Tax collector as a ‘street level bureaucrat’: Property tax, low-income housing, and urban governance in Dhaka, Bangladesh
Dr. Shreyashi Dasgupta, Department of Geography and Planning, University of Liverpool
Friday 18th November 2022, 1 to 2.30pm
Venue: Lecture Theatre 2, Rendall Building
Cities continue to rely on property taxes as an important measure for economic growth, building revenue, and financing municipal services. The understanding of ‘property’ in cities of the Global South can be varied given the complicated land ownership and the paradoxical typologies of low-income housing that are often hard to classify. In this talk, I will discuss how are properties defined, on what basis is the tax collected and under what conditions?
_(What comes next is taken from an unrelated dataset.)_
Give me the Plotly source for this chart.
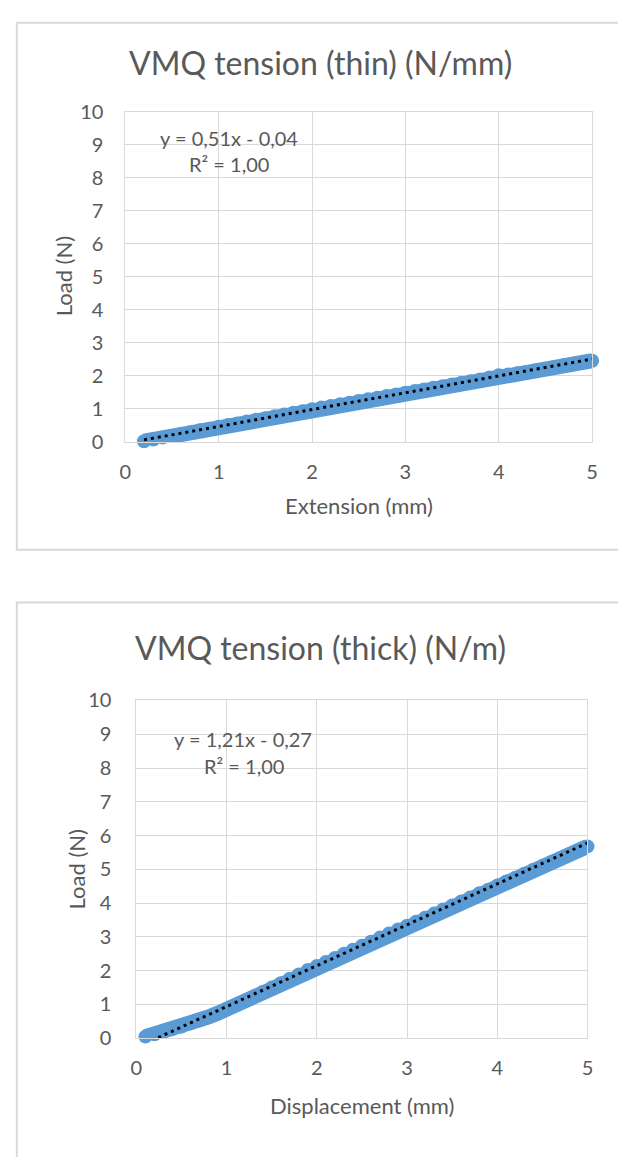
import plotly.graph_objects as go

W, H = 618, 1157

# ---------------- data ----------------
thin_x = [0.2, 0.3, 0.4, 0.5, 0.6, 0.7, 0.8, 0.9, 1.0, 1.1, 1.2, 1.3, 1.4, 1.5, 1.6, 1.7,
          1.8, 1.9, 2.0, 2.1, 2.2, 2.3, 2.4, 2.5, 2.6, 2.7, 2.8, 2.9, 3.0, 3.1, 3.2, 3.3,
          3.4, 3.5, 3.6, 3.7, 3.8, 3.9, 4.0, 4.1, 4.2, 4.3, 4.4, 4.5, 4.6, 4.7, 4.8, 4.9, 5.0]
thin_y = [0.02, 0.07, 0.13, 0.18, 0.24, 0.29, 0.35, 0.40, 0.46, 0.51, 0.56, 0.62, 0.67, 0.72,
          0.78, 0.83, 0.88, 0.93, 0.99, 1.04, 1.09, 1.14, 1.19, 1.24, 1.29, 1.34, 1.39, 1.44,
          1.49, 1.54, 1.59, 1.64, 1.69, 1.74, 1.79, 1.84, 1.89, 1.95, 2.02, 2.04, 2.08, 2.12,
          2.17, 2.22, 2.27, 2.32, 2.36, 2.41, 2.46]

thick_x = [0.1, 0.2, 0.3, 0.4, 0.5, 0.6, 0.7, 0.8, 0.9, 1.0, 1.1, 1.2, 1.3, 1.4, 1.5, 1.6,
           1.7, 1.8, 1.9, 2.0, 2.1, 2.2, 2.3, 2.4, 2.5, 2.6, 2.7, 2.8, 2.9, 3.0, 3.1, 3.2,
           3.3, 3.4, 3.5, 3.6, 3.7, 3.8, 3.9, 4.0, 4.1, 4.2, 4.3, 4.4, 4.5, 4.6, 4.7, 4.8,
           4.9, 5.0]
thick_y = [0.05, 0.12, 0.19, 0.27, 0.35, 0.44, 0.53, 0.63, 0.74, 0.86, 0.98, 1.11, 1.24, 1.37,
           1.50, 1.63, 1.76, 1.89, 2.02, 2.14, 2.26, 2.38, 2.50, 2.62, 2.74, 2.86, 2.98, 3.10,
           3.22, 3.33, 3.45, 3.57, 3.69, 3.81, 3.93, 4.05, 4.17, 4.29, 4.40, 4.52, 4.64, 4.75,
           4.87, 4.99, 5.10, 5.22, 5.33, 5.45, 5.56, 5.68]

thin_fit = [0.51, -0.04]    # slope, intercept
thick_fit = [1.21, -0.27]

titles = ["VMQ tension (thin) (N/mm)", "VMQ tension (thick) (N/m)"]
x_titles = ["Extension (mm)", "Displacement (mm)"]
y_title = "Load (N)"
eq_texts = [["y = 0,51x - 0,04", "R² = 1,00"], ["y = 1,21x - 0,27", "R² = 1,00"]]
x_ticks = [0, 1, 2, 3, 4, 5]
y_ticks = [0, 1, 2, 3, 4, 5, 6, 7, 8, 9, 10]

# ---------------- style ----------------
FONT = "Lato"
TXT = "#595959"
GRID = "#D9D9D9"
BLUE = "#5B9BD5"


def px(x):
    return x / W


def py(y):
    return 1 - y / H


fig = go.Figure()

# panel geometry in pixels: (left, right, top, bottom, y-label standoff)
panels = [(121.7, 597.7, 101, 438, 17), (133, 593, 702, 1047, 20)]
datasets = [(thin_x, thin_y, thin_fit), (thick_x, thick_y, thick_fit)]

for i, ((l, r, t, b, ystand), (xs, ys, fit)) in enumerate(zip(panels, datasets)):
    xa = "x" if i == 0 else "x2"
    ya = "y" if i == 0 else "y2"
    fig.add_trace(go.Scatter(x=xs, y=ys, mode="lines+markers", xaxis=xa, yaxis=ya,
                             line=dict(color=BLUE, width=15),
                             marker=dict(size=14, color=BLUE, line=dict(width=0)),
                             showlegend=False, cliponaxis=False))
    trend_y = [fit[0] * xv + fit[1] for xv in xs]
    fig.add_trace(go.Scatter(x=xs, y=trend_y, mode="lines", xaxis=xa, yaxis=ya,
                             line=dict(color="black", width=3, dash="3px,4px"),
                             showlegend=False))
    axis_common = dict(showgrid=True, gridcolor=GRID, gridwidth=1, zeroline=False,
                       showline=True, linecolor=GRID, linewidth=1, mirror=True,
                       tickfont=dict(family=FONT, size=20, color=TXT), ticks="")
    xkey = "xaxis" if i == 0 else "xaxis2"
    ykey = "yaxis" if i == 0 else "yaxis2"
    fig.update_layout(**{
        xkey: dict(domain=[px(l), px(r)], range=[0, 5], tickvals=x_ticks,
                   anchor=ya, ticklabelstandoff=12, **axis_common),
        ykey: dict(domain=[py(b), py(t)], range=[0, 10], tickvals=y_ticks,
                   anchor=xa, ticklabelstandoff=ystand, **axis_common),
    })

# borders of the two chart boxes
fig.add_shape(type="rect", xref="paper", yref="paper", x0=px(11), x1=px(640),
              y0=py(548), y1=py(10), line=dict(color=GRID, width=2), layer="below")
fig.add_shape(type="rect", xref="paper", yref="paper", x0=px(11), x1=px(640),
              y0=py(1180), y1=py(602), line=dict(color=GRID, width=2), layer="below")


def text(x, y, s, size, angle=0):
    fig.add_annotation(x=px(x), y=py(y), xref="paper", yref="paper", text=s,
                       showarrow=False, xanchor="center", yanchor="middle",
                       textangle=angle, font=dict(family=FONT, size=size, color=TXT))


# titles
text(321, 51, titles[0], 32)
text(321, 648, titles[1], 32)
# axis titles
text(360, 503, x_titles[0], 22)
text(363, 1116, x_titles[1], 22)
text(59, 269, y_title, 22, -90)
text(72, 875, y_title, 22, -90)
# trendline equations
text(227, 128, eq_texts[0][0], 20)
text(227, 154, eq_texts[0][1], 20)
text(242, 741, eq_texts[1][0], 20)
text(243, 769, eq_texts[1][1], 20)

fig.update_layout(width=W, height=H, margin=dict(l=0, r=0, t=0, b=0),
                  paper_bgcolor="white", plot_bgcolor="white", showlegend=False)

fig.write_html("out.html")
Based on interviews with revenue officials including the tax collector, this talk revisits Lipsky’s (1971) concept of a ‘street level bureaucrat’ to understand routine decision-making processes in Dhaka’s rental accommodations. In doing so, it engages with debates on the practice of governance, the blurred formal and informal nature of tax collection, speculative strategies of enforcement, and the role of the everyday state.
Part of the Seminar Series “Transformations in Land, Labour, and Meaning” organised by the Power, Space, and Cultural Change Cluster, Department of Geography and Planning.